By Carole Burkett

Editor-in Chief

The Denver Convention Center was filled during the week of March 3 with the nation’s foremost physicists presenting the most cutting-edge developments in every area of their field in dozens of speeches at a time — and two Denison students were among them.

Dr. Riina Tehver, a physics professor since 2010, took her students to the American Physical Society’s annual convention in Denver, Co to present research. Paul Young ‘14, a physics and math major from Chengdu, China, gave a ten-minute talk, and Ian Lowe ‘15, a biology and physics double major from Lancaster, Pa., presented a poster in the exhibit hall.

Tehver said that her students’ research “plugs into” her own, as both produce models of the proteins she studies. Tehver studies the proteins that move nutrients across cells, and their mechanisms for it. Young models these proteins in order to determine their velocity, while Lowe looks at the enzyme active sites.

It is atypical, Tehver said, for an undergraduate to speak at a completely professional convention, but Young has been to this show before: last year he presented a poster that Lowe developed further for his presentation this year.

In addition to presenting their research, Lowe and Young attended lectures from other researchers. A rigorous schedule included presentations from 8:30 a.m. until 5 p.m. during the week. Lowe said, “Except lunch, everything was physics, all the time.”

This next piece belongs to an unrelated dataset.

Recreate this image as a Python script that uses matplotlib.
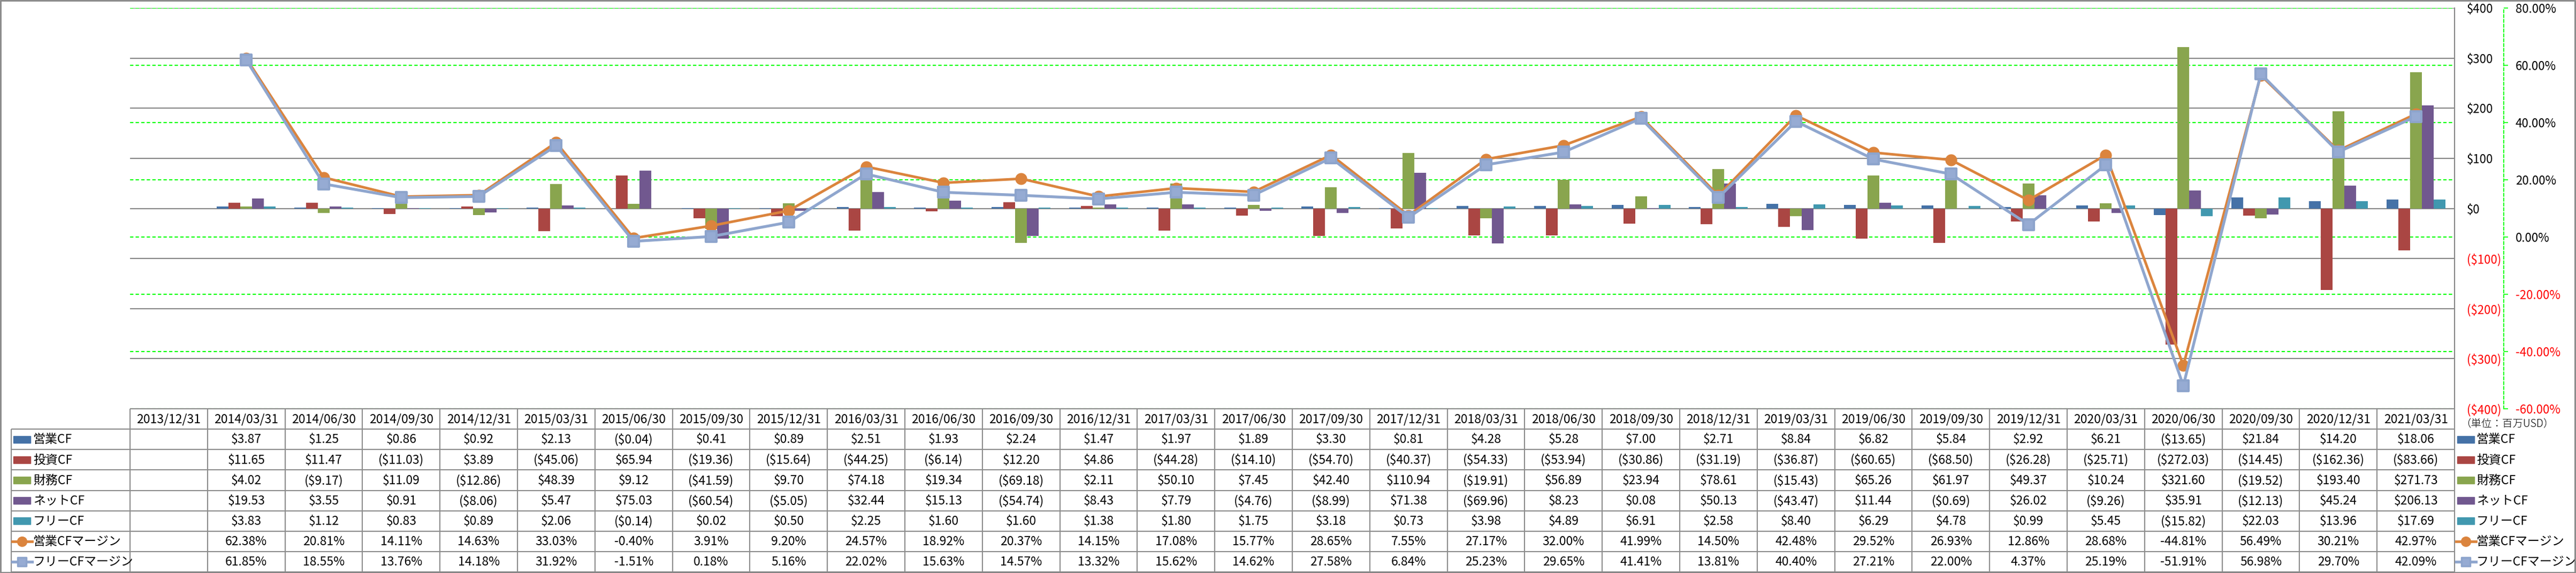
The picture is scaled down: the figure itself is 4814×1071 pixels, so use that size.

Topics ranged from a new supercomputer called the BEACON to the oscillation of predator and prey populations in ecosystems to the latest developments in atomic physics.

This convention is only a stepping-stone for both Lowe and Young. Young’s next step is graduate school, which he investigated at some schools’ informational booths at the convention. Lowe hopes to go back next year and present again. Conventions like these, Tehver said, are “a zoo. There’s just science everywhere.”